L'espoir est donc que l'afflux de ces patients, dans le monde
entier, faisant suite à une cause bien identifiée, et qui ont été
suivis médicalement dès le début de leurs troubles, va permettre à
la recherche médicale de mieux comprendre le processus du syndrome
de fatigue chronique et de la fibromyalgie. En France, une étude
nommée «Cocolate» (Coordination
sur le Covid tardif [anglais: late])
a été lancée pour étudier des patients ayant un Covid long sans
avoir été hospitalisés pendant leur Covid, à l'hôpital de
Tourcoing.
Du fait que l'élément déclenchant est bien le virus du Covid et
que celui-ci est suffisamment bien étudié pour que l'on puisse
certifier qu'il n'est plus dans l'organisme, les patients ont
beaucoup moins de risques que d'autres de se retrouver en errance
médicale et de finir dans les mains de charlatans qui auront des
théories toutes prêtes à leur fournir avant même de les avoir
examinés.

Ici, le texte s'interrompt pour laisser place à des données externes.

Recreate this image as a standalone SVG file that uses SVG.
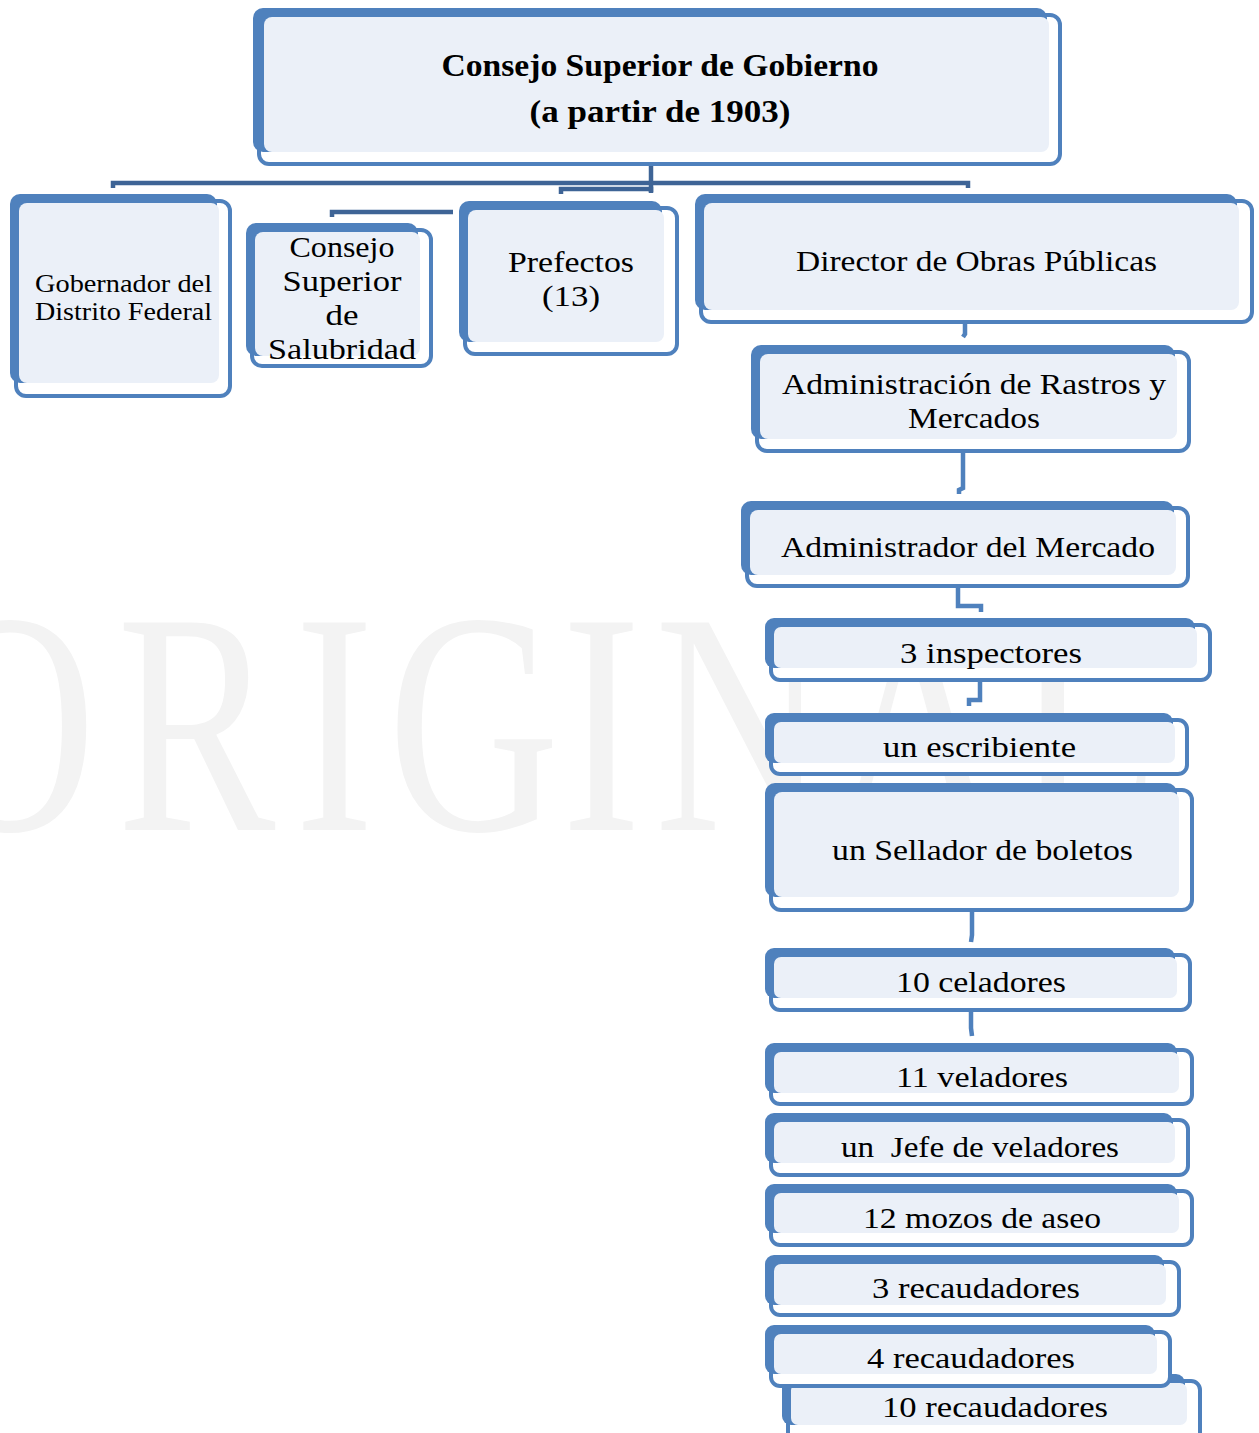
<svg xmlns="http://www.w3.org/2000/svg" width="1259" height="1433" viewBox="0 0 1259 1433">
<style>
.o{fill:#ffffff;stroke:#4f81bd;stroke-width:4}
.f{fill:#4f81bd}
.l{fill:#ebf0f8}
.t{font-family:"Liberation Serif","Times New Roman",serif;font-size:30px;fill:#000;text-anchor:middle}
.b{font-weight:bold;font-size:31px}
.s{font-size:26px}
.c1{fill:none;stroke:#3e6496;stroke-width:4.5}
.c2{fill:none;stroke:#4f81bd;stroke-width:4.5}
.wm{font-family:"Liberation Serif","Times New Roman",serif;font-size:317px;fill:#f3f3f3}
</style>
<rect x="0" y="0" width="1259" height="1433" fill="#ffffff"/>
<g transform="scale(0.75,1)">
<text class="wm" x="-101 156 393 517 749 873 1107 1353" y="830">ORIGINAL</text>
</g>

<g id="connectors">
<path class="c1" d="M651,162 V192"/>
<path class="c1" d="M113,188 V183 H968 V188"/>
<path class="c1" d="M561,194 V189 H651 V193"/>
<path class="c1" d="M332,217 V212 H453"/>
<path class="c2" d="M965,322 V334 L963,337"/>
<path class="c2" d="M963,452 V488 L959,490 V494"/>
<path class="c2" d="M958,588 V606 H981 V612"/>
<path class="c2" d="M980,682 V700 H969 V706"/>
<path class="c2" d="M972,912 V935 L971,942"/>
<path class="c2" d="M971,1012 V1028 L972,1036"/>
</g>

<g id="n-consejo-gobierno">
<rect class="o" x="259" y="15" width="801" height="149" rx="10"/>
<rect class="f" x="253" y="8" width="794" height="144" rx="10"/>
<rect class="l" x="264" y="17" width="785" height="135" rx="8"/>
<text class="t b" x="660" y="76" textLength="437" lengthAdjust="spacingAndGlyphs">Consejo Superior de Gobierno</text>
<text class="t b" x="660" y="122" textLength="261" lengthAdjust="spacingAndGlyphs">(a partir de 1903)</text>
</g>

<g id="n-gobernador">
<rect class="o" x="16" y="201" width="214" height="195" rx="10"/>
<rect class="f" x="10" y="194" width="207" height="189" rx="10"/>
<rect class="l" x="19" y="203" width="200" height="180" rx="8"/>
<text class="t s" x="123.5" y="292" textLength="177" lengthAdjust="spacingAndGlyphs">Gobernador del</text>
<text class="t s" x="123.5" y="320" textLength="177" lengthAdjust="spacingAndGlyphs">Distrito Federal</text>
</g>

<g id="n-salubridad">
<rect class="o" x="252" y="230" width="179" height="136" rx="10"/>
<rect class="f" x="246" y="223" width="172" height="133" rx="10"/>
<rect class="l" x="255" y="232" width="165" height="124" rx="8"/>
<text class="t" x="342" y="257" textLength="105" lengthAdjust="spacingAndGlyphs">Consejo</text>
<text class="t" x="342" y="291" textLength="119" lengthAdjust="spacingAndGlyphs">Superior</text>
<text class="t" x="342" y="325" textLength="33" lengthAdjust="spacingAndGlyphs">de</text>
<text class="t" x="342" y="359" textLength="148" lengthAdjust="spacingAndGlyphs">Salubridad</text>
</g>

<g id="n-prefectos">
<rect class="o" x="465" y="208" width="212" height="146" rx="10"/>
<rect class="f" x="459" y="201" width="203" height="141" rx="10"/>
<rect class="l" x="468" y="210" width="196" height="132" rx="8"/>
<text class="t" x="571" y="272" textLength="126" lengthAdjust="spacingAndGlyphs">Prefectos</text>
<text class="t" x="571" y="306" textLength="58" lengthAdjust="spacingAndGlyphs">(13)</text>
</g>

<g id="n-director">
<rect class="o" x="701" y="201" width="551" height="121" rx="10"/>
<rect class="f" x="695" y="194" width="542" height="116" rx="10"/>
<rect class="l" x="704" y="203" width="535" height="107" rx="8"/>
<text class="t" x="976.5" y="271" textLength="361" lengthAdjust="spacingAndGlyphs">Director de Obras Públicas</text>
</g>

<g id="n-rastros">
<rect class="o" x="757" y="352" width="432" height="99" rx="10"/>
<rect class="f" x="751" y="345" width="424" height="94" rx="10"/>
<rect class="l" x="760" y="354" width="417" height="85" rx="8"/>
<text class="t" x="974" y="394" textLength="384" lengthAdjust="spacingAndGlyphs">Administración de Rastros y</text>
<text class="t" x="974" y="428" textLength="132" lengthAdjust="spacingAndGlyphs">Mercados</text>
</g>

<g id="n-administrador">
<rect class="o" x="747" y="508" width="441" height="78" rx="10"/>
<rect class="f" x="741" y="501" width="433" height="74" rx="10"/>
<rect class="l" x="750" y="510" width="426" height="65" rx="8"/>
<text class="t" x="968" y="557" textLength="374" lengthAdjust="spacingAndGlyphs">Administrador del Mercado</text>
</g>

<g id="n-inspectores">
<rect class="o" x="771" y="625" width="439" height="55" rx="9"/>
<rect class="f" x="765" y="618" width="430" height="50" rx="9"/>
<rect class="l" x="774" y="627" width="423" height="41" rx="7"/>
<text class="t" x="991" y="663" textLength="182" lengthAdjust="spacingAndGlyphs">3 inspectores</text>
</g>

<g id="n-escribiente">
<rect class="o" x="771" y="720" width="416" height="54" rx="9"/>
<rect class="f" x="765" y="713" width="408" height="50" rx="9"/>
<rect class="l" x="774" y="722" width="401" height="41" rx="7"/>
<text class="t" x="979.5" y="757" textLength="193" lengthAdjust="spacingAndGlyphs">un escribiente</text>
</g>

<g id="n-sellador">
<rect class="o" x="771" y="790" width="421" height="120" rx="10"/>
<rect class="f" x="765" y="783" width="412" height="114" rx="10"/>
<rect class="l" x="774" y="792" width="405" height="105" rx="8"/>
<text class="t" x="982.5" y="860" textLength="301" lengthAdjust="spacingAndGlyphs">un Sellador de boletos</text>
</g>

<g id="n-celadores">
<rect class="o" x="771" y="955" width="419" height="55" rx="9"/>
<rect class="f" x="765" y="948" width="410" height="50" rx="9"/>
<rect class="l" x="774" y="957" width="403" height="41" rx="7"/>
<text class="t" x="981" y="992" textLength="170" lengthAdjust="spacingAndGlyphs">10 celadores</text>
</g>

<g id="n-veladores">
<rect class="o" x="771" y="1050" width="421" height="54" rx="9"/>
<rect class="f" x="765" y="1043" width="412" height="50" rx="9"/>
<rect class="l" x="774" y="1052" width="405" height="41" rx="7"/>
<text class="t" x="982" y="1087" textLength="172" lengthAdjust="spacingAndGlyphs">11 veladores</text>
</g>

<g id="n-jefe">
<rect class="o" x="771" y="1120" width="417" height="55" rx="9"/>
<rect class="f" x="765" y="1113" width="408" height="50" rx="9"/>
<rect class="l" x="774" y="1122" width="401" height="41" rx="7"/>
<text class="t" x="980" y="1157" textLength="278" lengthAdjust="spacingAndGlyphs" xml:space="preserve">un  Jefe de veladores</text>
</g>

<g id="n-mozos">
<rect class="o" x="771" y="1191" width="421" height="54" rx="9"/>
<rect class="f" x="765" y="1184" width="412" height="49" rx="9"/>
<rect class="l" x="774" y="1193" width="405" height="40" rx="7"/>
<text class="t" x="982" y="1228" textLength="238" lengthAdjust="spacingAndGlyphs">12 mozos de aseo</text>
</g>

<g id="n-recaudadores-3">
<rect class="o" x="771" y="1262" width="408" height="53" rx="9"/>
<rect class="f" x="765" y="1255" width="399" height="50" rx="9"/>
<rect class="l" x="774" y="1264" width="392" height="41" rx="7"/>
<text class="t" x="976" y="1298" textLength="208" lengthAdjust="spacingAndGlyphs">3 recaudadores</text>
</g>

<g id="n-recaudadores-10">
<rect class="o" x="788" y="1381" width="412" height="62" rx="9"/>
<rect class="f" x="782" y="1374" width="403" height="51" rx="9"/>
<rect class="l" x="791" y="1383" width="396" height="42" rx="7"/>
<text class="t" x="995" y="1417" textLength="226" lengthAdjust="spacingAndGlyphs">10 recaudadores</text>
</g>

<g id="n-recaudadores-4">
<rect class="o" x="771" y="1332" width="399" height="54" rx="9"/>
<rect class="f" x="765" y="1325" width="390" height="49" rx="9"/>
<rect class="l" x="774" y="1334" width="383" height="40" rx="7"/>
<text class="t" x="971" y="1368" textLength="208" lengthAdjust="spacingAndGlyphs">4 recaudadores</text>
</g>
</svg>
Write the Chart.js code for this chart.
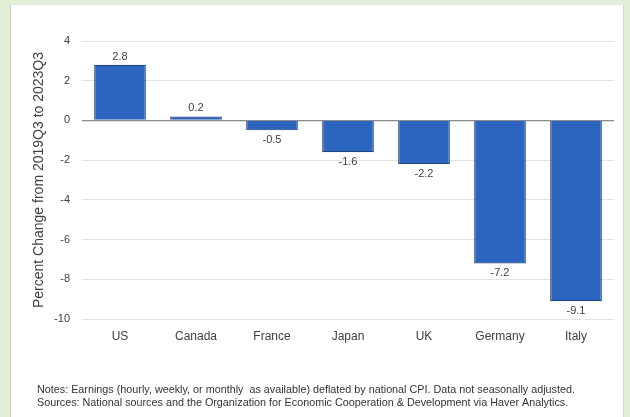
<!DOCTYPE html>
<html>
<head>
<meta charset="utf-8">
<script src="https://cdn.jsdelivr.net/npm/chart.js@4.4.0/dist/chart.umd.min.js"></script>
<style>
  html, body { margin: 0; padding: 0; }
  body { width: 630px; height: 417px; background: #e3eed9; position: relative; overflow: hidden; }
  #panel { position: absolute; left: 10px; top: 5px; width: 614px; height: 412px; background: #fff;
           border-left: 1px solid #c9cfc6; border-right: 1px solid #d4d9d1; box-sizing: border-box; }
  #wageChart { position: absolute; left: 0; top: 0; }
</style>
</head>
<body>
<div id="panel"></div>
<canvas id="wageChart" width="630" height="417"></canvas>
<script>
  // real wage growth by country
  const countries = ['US', 'Canada', 'France', 'Japan', 'UK', 'Germany', 'Italy'];
  const pctChange = [2.8, 0.2, -0.5, -1.6, -2.2, -7.2, -9.1];
  const yTicks = [4, 2, 0, -2, -4, -6, -8, -10];
  const notes = [
    'Notes: Earnings (hourly, weekly, or monthly  as available) deflated by national CPI. Data not seasonally adjusted.',
    'Sources: National sources and the Organization for Economic Cooperation & Development via Haver Analytics.'
  ];

  const font = '"Liberation Sans", Arial, sans-serif';

  // value labels above / below each bar
  const valueLabels = {
    id: 'valueLabels',
    afterDatasetsDraw(chart) {
      const ctx = chart.ctx;
      const meta = chart.getDatasetMeta(0);
      ctx.save();
      ctx.font = '11px ' + font;
      ctx.fillStyle = '#404040';
      ctx.textAlign = 'center';
      ctx.textBaseline = 'middle';
      meta.data.forEach((bar, i) => {
        const v = pctChange[i];
        const y = v >= 0 ? bar.y - 8 : bar.y + 10;
        ctx.fillText(v.toFixed(1), bar.x, y);
      });
      ctx.restore();
    }
  };

  // footnote lines under the chart, squeezed to a narrow face
  const footNotes = {
    id: 'footNotes',
    afterDraw(chart) {
      const ctx = chart.ctx;
      ctx.save();
      ctx.font = '10.5px ' + font;
      ctx.fillStyle = '#333';
      ctx.textBaseline = 'middle';
      const sx = 538 / ctx.measureText(notes[0]).width;
      notes.forEach((line, i) => {
        ctx.save();
        ctx.translate(37, 390 + i * 13);
        ctx.scale(sx, 1);
        ctx.fillText(line, 0, 0);
        ctx.restore();
      });
      ctx.restore();
    }
  };

  new Chart(document.getElementById('wageChart'), {
    type: 'bar',
    data: {
      labels: countries,
      datasets: [{
        data: pctChange,
        backgroundColor: '#2b65bf',
        borderColor: '#1f467f',
        borderWidth: 1.2,
        barPercentage: 0.68,
        categoryPercentage: 1
      }]
    },
    options: {
      responsive: false,
      animation: false,
      devicePixelRatio: 1,
      layout: { padding: { left: 0, right: 16, top: 41, bottom: 64 } },
      plugins: { legend: { display: false }, tooltip: { enabled: false } },
      scales: {
        x: {
          grid: { display: false, drawTicks: false },
          border: { display: false },
          ticks: { color: '#404040', font: { family: font, size: 12 }, padding: 10, maxRotation: 0 },
          afterFit(scale) { scale.height = 34; }
        },
        y: {
          min: -10,
          max: 4,
          afterBuildTicks(scale) { scale.ticks = yTicks.map(v => ({ value: v })); },
          grid: {
            drawTicks: false,
            color: ctx => ctx.tick && ctx.tick.value === 0 ? '#8c8c8c' : '#e4e4e4',
            lineWidth: ctx => ctx.tick && ctx.tick.value === 0 ? 1.3 : 1
          },
          border: { display: false },
          ticks: { color: '#404040', font: { family: font, size: 11 }, padding: 12 },
          title: {
            display: true,
            text: 'Percent Change from 2019Q3 to 2023Q3',
            color: '#404040',
            font: { family: font, size: 14 },
            padding: { top: 31, bottom: 0 }
          },
          afterFit(scale) { scale.width = 82; }
        }
      }
    },
    plugins: [valueLabels, footNotes]
  });
</script>
</body>
</html>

Car bien souvent, les personnes souffrant du syndrome de
fatigue chronique se retrouvent avec un pseudo-diagnostic tel que
«forme prolongée de maladie de Lyme» (*) (ou d'autres
maladies), et embarqués dans un combat politique sur la manière de
traiter la dite maladie, même lorsqu'il n'y a pas le moindre début
d'indice qu'ils pourraient effectivement souffrir de cette
maladie.
(*) pour la petite histoire, le principal militant de la «maladie de Lyme prolongée» en France est le Dr Christian Perronne, qui a été pour cette raison violemment vilipendé et traité d'incompétent et de complotiste par Didier Raoult en 2016... En 2020, renversement total, car Christian Perronne a embrassé les thèses pseudo-scientifiques et mensongères de Raoult sur le Covid et ses traitements dont l'inutilité est scientifiquement prouvée! Bref, ces deux individus sont à l'origine de beaucoup de malheurs.